Okay, scene set in two hundred more words than I’d planned. Now the part that interests me. The exact same thing very nearly happened to me today. Again I was crossing the road when all traffic lights around me were red (excluding pedestrian crossing ones). I turned to look behind me, not out of a new found paranoia, it’s something I always do, only to find a bike bearing down on me having jumped the red lights. Its rider wasn’t pedalling as hard and fast as on Saturday, so veered around me, muttering something under his breath.
Now here, at long last is my point. This second cyclist made my blood boil. My entire being was suddenly consumed with the desire to pummel his needlessly handsome face into the nearest wall and then spend some time jumping on it. To kick his rear wheel in such a way that he went over and under the next bus to pass. To ram a large pole through the spokes of the front wheel, catapulting him into the back of a churning cement mixer from which there would be no escape. All these thoughts shot through my mind in seconds, before I had even arrived on the other side of the road. Then it struck me.
This man had done me no wrong, yet I wanted to crush his needlessly handsome face in one fell swoop. Whereas I let the cyclist who had crushed me under ten kilos of speeding metal get away scot free, without a single thought of doing him any wrong.
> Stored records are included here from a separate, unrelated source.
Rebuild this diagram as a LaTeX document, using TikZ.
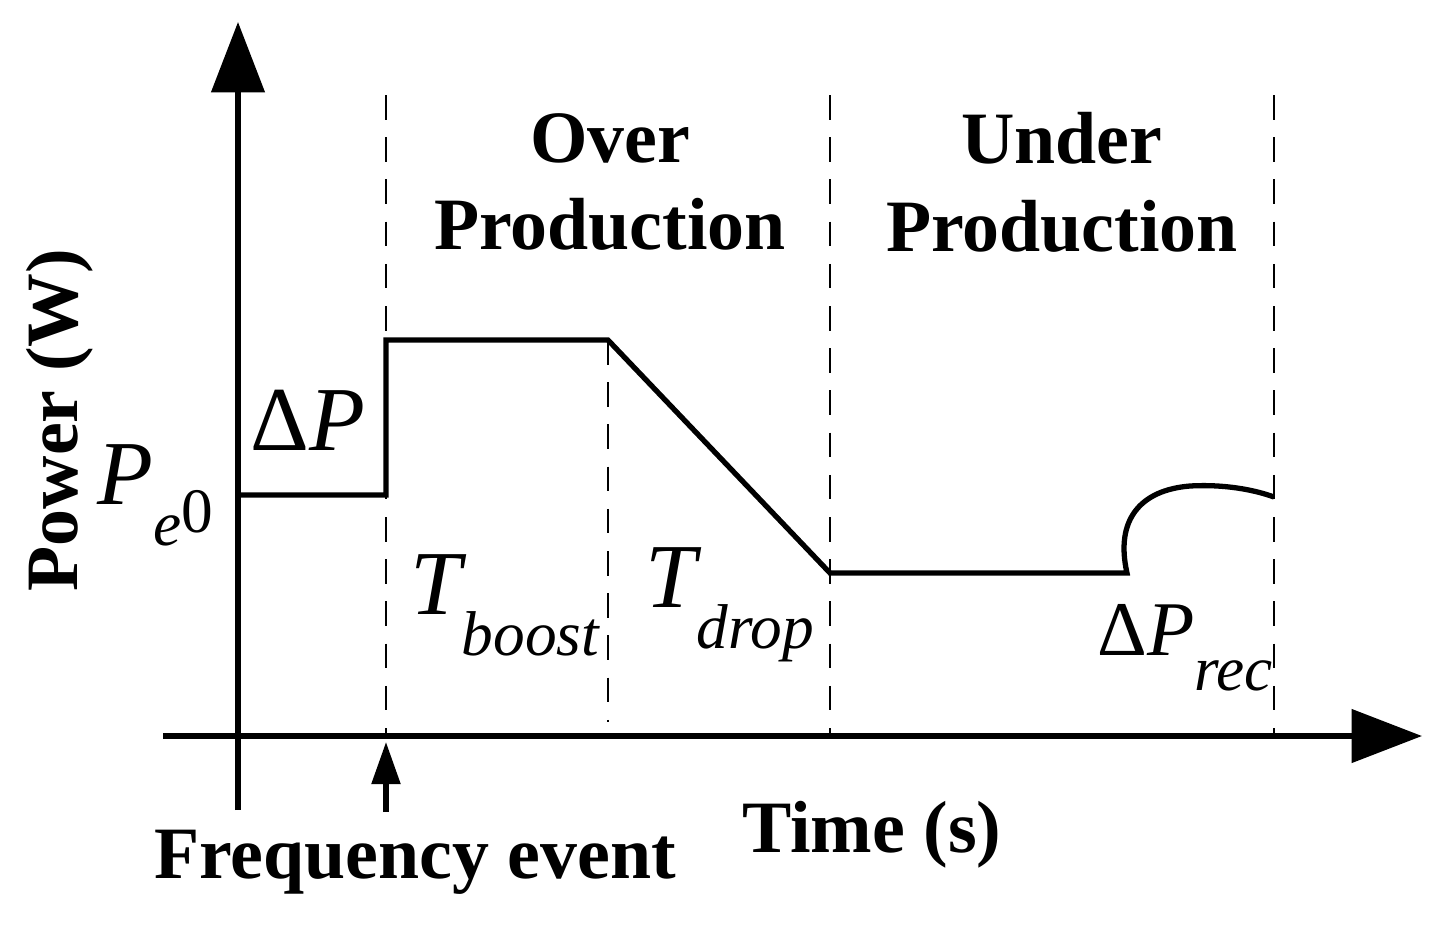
\documentclass[tikz,border=0pt]{standalone}
\usepackage{fontspec}
\setmainfont{Liberation Serif}
\usetikzlibrary{arrows.meta}
\newcommand{\subt}[1]{\raisebox{-0.45em}{\fontsize{18}{20}\selectfont\itshape #1}}
\begin{document}
\begin{tikzpicture}[x=0.01cm,y=-0.01cm,
  axis/.style={line width=1.5pt,-{Triangle[length=20pt,width=15pt]}},
  guide/.style={line width=0.7pt,dash pattern=on 7pt off 5pt},
  curve/.style={line width=1.5pt,line join=miter},
  lbl/.style={font=\bfseries\fontsize{21}{23}\selectfont,align=center},
  math/.style={font=\fontsize{26}{28}\selectfont\itshape}]
\useasboundingbox (0,0) rectangle (1453,935);
\coordinate (ya) at (238,810); \coordinate (yb) at (238,22);
\coordinate (xa) at (163,736); \coordinate (xb) at (1422,736);
\draw[axis] (ya) -- (yb);
\draw[axis] (xa) -- (xb);
\coordinate (ea) at (386,812); \coordinate (eb) at (386,742);
\draw[line width=1.5pt,-{Triangle[length=12pt,width=8pt]}] (ea) -- (eb);
\foreach \x/\t/\b in {386/95/736,608/340/722,830/95/736,1274/95/736}
  \draw[guide] (\x,\t) -- (\x,\b);
\draw[curve] (238,495) -- (386,495) -- (386,340) -- (608,340) -- (830,573) -- (1127,573)
  .. controls (1115,520) and (1140,490) .. (1190,486)
  .. controls (1225,484) and (1255,490) .. (1274,497);
\node[lbl] (op) at (610,182) {Over\\[2pt]Production};
\node[lbl] (up) at (1062,182) {Under\\[2pt]Production};
\node[lbl,rotate=90] (pw) at (60,420) {Power (W)};
\node[lbl] (tm) at (872,835) {Time (s)};
\node[lbl] (fe) at (415,862) {Frequency event};
\node[math] (dp) at (308,420) {{\upshape Δ}P};
\node[math] (pe) at (155,495) {P\subt{e}{\upshape\fontsize{18}{20}\selectfont\raisebox{-0.45em}{0}}};
\node[math] (tb) at (505,605) {T\subt{boost}};
\node[math] (td) at (730,605) {T\subt{drop}};
\node[math,font=\fontsize{22}{24}\selectfont\itshape] (dr) at (1185,648) {{\upshape Δ}P\subt{rec}};
\end{tikzpicture}
\end{document}
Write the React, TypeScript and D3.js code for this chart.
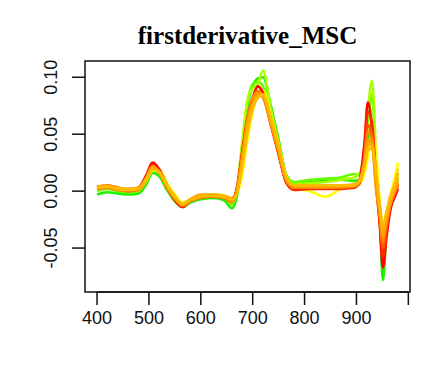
import React from 'react';
import * as d3 from 'd3';

// wavelengths (nm) shared by every spectrum
const wavelengths = [
    400, 420, 440, 460, 480, 495, 507, 520, 535, 550, 565, 580, 600, 625, 645, 660, 670, 680, 690, 700,
    710, 720, 735, 750, 765, 780, 810, 840, 870, 895, 905, 915, 922, 930, 938, 945, 951, 958, 966, 974, 980,
];

// first derivative after MSC, one array per sample
const green1 = [-0.003, -0.001, -0.002, -0.003, -0.002, 0.006, 0.016, 0.013, 0.001, -0.009, -0.014, -0.010, -0.007, -0.006, -0.008, -0.015, -0.004, 0.035, 0.075, 0.092, 0.099, 0.100, 0.075, 0.045, 0.014, 0.007, 0.008, 0.009, 0.010, 0.009, 0.010, 0.020, 0.040, 0.060, 0.010, -0.025, -0.078, -0.035, -0.012, -0.002, 0.005];
const green2 = [0.000, 0.002, 0.000, -0.001, 0.000, 0.009, 0.019, 0.016, 0.003, -0.007, -0.012, -0.008, -0.005, -0.004, -0.006, -0.012, 0.000, 0.040, 0.078, 0.094, 0.096, 0.092, 0.068, 0.040, 0.013, 0.008, 0.010, 0.011, 0.012, 0.015, 0.014, 0.030, 0.060, 0.085, 0.020, -0.015, -0.050, -0.028, -0.008, 0.002, 0.010];
const green3 = [0.001, 0.003, 0.001, 0.000, 0.001, 0.010, 0.020, 0.017, 0.004, -0.006, -0.011, -0.007, -0.004, -0.003, -0.005, -0.010, 0.003, 0.045, 0.080, 0.090, 0.094, 0.106, 0.072, 0.042, 0.012, 0.006, 0.007, 0.008, 0.010, 0.012, 0.015, 0.035, 0.070, 0.097, 0.030, -0.012, -0.035, -0.022, -0.005, 0.006, 0.015];
const yellow1 = [0.002, 0.003, 0.002, 0.001, 0.002, 0.009, 0.018, 0.018, 0.007, -0.003, -0.010, -0.008, -0.004, -0.003, -0.004, -0.007, -0.002, 0.015, 0.045, 0.070, 0.085, 0.088, 0.066, 0.040, 0.012, 0.003, 0.000, -0.005, 0.002, 0.004, 0.006, 0.015, 0.030, 0.050, 0.035, -0.012, -0.030, -0.018, -0.002, 0.012, 0.025];
const yellow2 = [0.003, 0.004, 0.003, 0.002, 0.003, 0.011, 0.020, 0.019, 0.006, -0.004, -0.011, -0.008, -0.004, -0.004, -0.004, -0.006, 0.000, 0.022, 0.052, 0.074, 0.084, 0.084, 0.064, 0.039, 0.012, 0.004, 0.003, 0.003, 0.004, 0.005, 0.007, 0.020, 0.038, 0.045, 0.010, -0.015, -0.036, -0.020, -0.004, 0.008, 0.020];
const red1 = [0.004, 0.005, 0.003, 0.001, 0.003, 0.014, 0.025, 0.019, 0.004, -0.008, -0.014, -0.008, -0.004, -0.004, -0.005, -0.007, 0.004, 0.035, 0.065, 0.082, 0.092, 0.086, 0.060, 0.033, 0.008, 0.002, 0.003, 0.003, 0.003, 0.003, 0.008, 0.040, 0.078, 0.055, 0.005, -0.030, -0.067, -0.040, -0.015, -0.005, 0.002];
const red2 = [0.003, 0.004, 0.002, 0.000, 0.002, 0.013, 0.023, 0.018, 0.003, -0.007, -0.013, -0.008, -0.005, -0.005, -0.006, -0.009, 0.001, 0.030, 0.062, 0.080, 0.088, 0.084, 0.058, 0.032, 0.007, 0.001, 0.002, 0.002, 0.002, 0.003, 0.006, 0.030, 0.070, 0.060, 0.010, -0.025, -0.058, -0.035, -0.012, -0.002, 0.006];
const red3 = [0.002, 0.003, 0.002, 0.001, 0.002, 0.011, 0.021, 0.017, 0.004, -0.006, -0.012, -0.008, -0.005, -0.004, -0.005, -0.008, 0.000, 0.026, 0.056, 0.076, 0.085, 0.083, 0.061, 0.036, 0.009, 0.003, 0.004, 0.004, 0.004, 0.004, 0.007, 0.025, 0.058, 0.050, 0.008, -0.022, -0.050, -0.030, -0.010, 0.000, 0.004];
const orange1 = [0.003, 0.004, 0.002, 0.001, 0.002, 0.012, 0.022, 0.016, 0.004, -0.006, -0.012, -0.007, -0.004, -0.004, -0.005, -0.008, 0.002, 0.030, 0.060, 0.078, 0.086, 0.082, 0.060, 0.035, 0.010, 0.004, 0.004, 0.004, 0.004, 0.005, 0.008, 0.025, 0.045, 0.040, 0.000, -0.020, -0.040, -0.025, -0.010, 0.000, 0.008];
const orange2 = [0.004, 0.005, 0.003, 0.002, 0.003, 0.011, 0.020, 0.017, 0.005, -0.005, -0.011, -0.007, -0.003, -0.003, -0.004, -0.007, 0.000, 0.024, 0.055, 0.075, 0.084, 0.084, 0.063, 0.038, 0.011, 0.005, 0.005, 0.005, 0.005, 0.006, 0.009, 0.022, 0.040, 0.042, 0.012, -0.015, -0.035, -0.022, -0.006, 0.004, 0.012];
const orange3 = [0.002, 0.003, 0.001, 0.000, 0.001, 0.010, 0.020, 0.016, 0.003, -0.007, -0.013, -0.009, -0.006, -0.005, -0.006, -0.010, 0.001, 0.032, 0.064, 0.082, 0.088, 0.083, 0.059, 0.034, 0.009, 0.003, 0.003, 0.003, 0.003, 0.004, 0.007, 0.028, 0.052, 0.045, 0.005, -0.022, -0.045, -0.028, -0.011, -0.001, 0.005];
const orange4 = [0.003, 0.004, 0.002, 0.001, 0.002, 0.010, 0.019, 0.017, 0.005, -0.005, -0.011, -0.008, -0.005, -0.004, -0.005, -0.008, -0.001, 0.022, 0.052, 0.072, 0.082, 0.085, 0.065, 0.040, 0.012, 0.005, 0.005, 0.005, 0.005, 0.005, 0.008, 0.020, 0.036, 0.038, 0.015, -0.012, -0.030, -0.018, -0.004, 0.006, 0.016];

const xTicks = [400, 500, 600, 700, 800, 900, 1000];
const xTickLabels = ['400', '500', '600', '700', '800', '900', ''];
const yTicks = [-0.05, 0, 0.05, 0.1];
const yTickLabels = ['-0.05', '0.00', '0.05', '0.10'];
const title = 'firstderivative_MSC';

// drawing order: greens underneath, oranges on top
const spectra = [
    { values: green1, color: '#22ee00' },
    { values: green2, color: '#66ff00' },
    { values: green3, color: '#aaff00' },
    { values: yellow1, color: '#ffff00' },
    { values: yellow2, color: '#ffdd00' },
    { values: red1, color: '#ff0000' },
    { values: red2, color: '#ff2a00' },
    { values: red3, color: '#ff5500' },
    { values: orange3, color: '#ff8000' },
    { values: orange1, color: '#ff9900' },
    { values: orange2, color: '#ffaa00' },
    { values: orange4, color: '#ffbb00' },
];

const W = 436, H = 368;
const box = { left: 85, right: 410, top: 61, bottom: 292 };

export default function App() {
    // R style 4% padding around the data range
    const x = d3.scaleLinear().domain([376.8, 1003.2]).range([box.left, box.right]);
    const y = d3.scaleLinear().domain([-0.0886, 0.1143]).range([box.bottom, box.top]);

    const line = d3.line<number>()
        .x((_, i) => x(wavelengths[i]))
        .y(d => y(d))
        .curve(d3.curveMonotoneX);

    const axisFont = '"Liberation Sans", Arial, sans-serif';

    return (
        <svg width={W} height={H} style={{ position: 'absolute', left: 0, top: 0, background: '#fff' }}>
            <text x={(box.left + box.right) / 2} y={44} textAnchor="middle"
                fontFamily='"Liberation Serif", "Times New Roman", serif' fontWeight="bold" fontSize={25}>
                {title}
            </text>

            <defs>
                <clipPath id="plotArea">
                    <rect x={box.left} y={box.top} width={box.right - box.left} height={box.bottom - box.top} />
                </clipPath>
            </defs>

            <g clipPath="url(#plotArea)" fill="none" strokeWidth={2.6} strokeLinejoin="round">
                {spectra.map((s, i) => (
                    <path key={i} d={line(s.values) || ''} stroke={s.color} />
                ))}
            </g>

            <rect x={box.left} y={box.top} width={box.right - box.left} height={box.bottom - box.top}
                fill="none" stroke="#111" strokeWidth={1.5} />

            {/* x axis */}
            <line x1={x(xTicks[0])} x2={x(xTicks[xTicks.length - 1])} y1={box.bottom} y2={box.bottom}
                stroke="#111" strokeWidth={1.5} />
            {xTicks.map((t, i) => (
                <g key={t} transform={`translate(${x(t)},${box.bottom})`}>
                    <line y2={13} stroke="#111" strokeWidth={1.5} />
                    <text y={19} dy="0.71em" textAnchor="middle" fontFamily={axisFont} fontSize={18} fill="#111">
                        {xTickLabels[i]}
                    </text>
                </g>
            ))}

            {/* y axis */}
            {yTicks.map((t, i) => (
                <g key={t} transform={`translate(${box.left},${y(t)})`}>
                    <line x2={-13} stroke="#111" strokeWidth={1.5} />
                    <text transform="translate(-28,0) rotate(-90)" textAnchor="middle"
                        fontFamily={axisFont} fontSize={18} fill="#111">
                        {yTickLabels[i]}
                    </text>
                </g>
            ))}
        </svg>
    );
}
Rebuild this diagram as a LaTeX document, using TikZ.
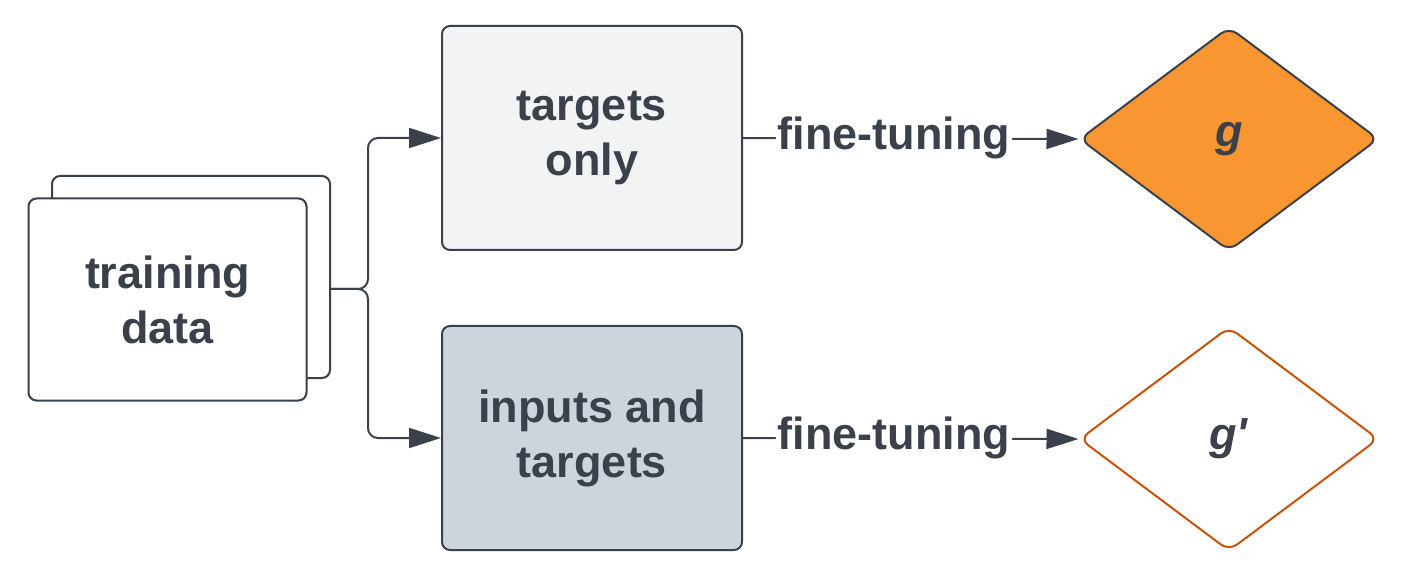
\documentclass[tikz,border=0pt]{standalone}
\usepackage{fontspec}
\setmainfont{Liberation Sans}
\usepackage{xcolor}
\usepackage{tikz}
\usetikzlibrary{shapes.geometric,arrows.meta}

\definecolor{ink}{HTML}{3A414A}
\definecolor{paleg}{HTML}{F2F3F5}
\definecolor{slateg}{HTML}{CED4DC}
\definecolor{orfill}{HTML}{FA9632}
\definecolor{oredge}{HTML}{C9520A}

\begin{document}
\begin{tikzpicture}[
			x=0.5pt, y=-0.5pt,
			% Define the style for the nodes
			every node/.style={text=ink, font=\bfseries\fontsize{22.5}{27.5}\selectfont, align=center},
			card/.style={rectangle, draw=ink, line width=1pt, fill=white, rounded corners=4pt, minimum width=139pt, minimum height=101pt},
			databox/.style={rectangle, draw=ink, line width=1pt, rounded corners=4pt, minimum width=150pt, minimum height=112pt},
			model/.style={diamond, draw=ink, line width=1pt, rounded corners=5pt, inner sep=0pt, minimum width=149.5pt, minimum height=112pt},
			link/.style={ink, line width=1pt, rounded corners=5pt, -{Triangle[length=16pt,width=10pt]}}
			]
			
			\useasboundingbox (0,0) rectangle (1414,572);
			
			\node (back) at (191, 277) [card] {};
			\node (data) at (167.5, 299.5) [card] {training\\data};
			\coordinate (src) at (330, 289);
			\coordinate (split) at (368, 289);
			
			\node (tonly) at (592, 138) [databox, fill=paleg] {targets\\only};
			\node (inout) at (592, 438) [databox, fill=slateg] {inputs and\\targets};
			
			\node (g) at (1229, 139) [model, fill=orfill] {\textit{g}};
			\node (gp) at (1229, 439) [model, draw=oredge, fill=white] {\textit{g\textquotesingle}};
			
			\draw[link] (src) -- (split) |- (tonly.west);
			\draw[link] (src) -- (split) |- (inout.west);
			
			\draw[link] (tonly.east) -- node[pos=0.45, fill=white, inner sep=1pt] {fine-tuning} (g.west);
			\draw[link] (inout.east) -- node[pos=0.45, fill=white, inner sep=1pt] {fine-tuning} (gp.west);
			
		\end{tikzpicture}
\end{document}
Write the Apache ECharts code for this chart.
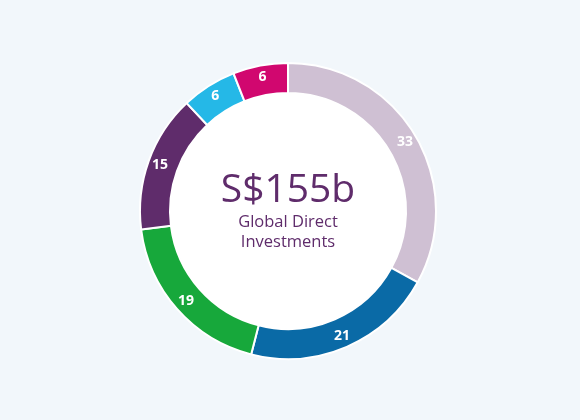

What brought about these two opposing standpoints? Possibly the fact that I saw the first bloke in pain already and decided he didn’t really need any more. Maybe it was because of my state of shock, I was more worried about my own health than crushing the inflicter of pain’s skull. I think it’s most likely because the second bloke muttered something I took to be derogatory and I didn’t hear what it was. I saw him crossing the road on foot shortly afterwards. There were cyclists riding all around him, but no matter how hard I wished none of them even went close to him. I considered cutting the brake cables on his bike for a moment, but then thought better of it.
I couldn’t remember what it looked like.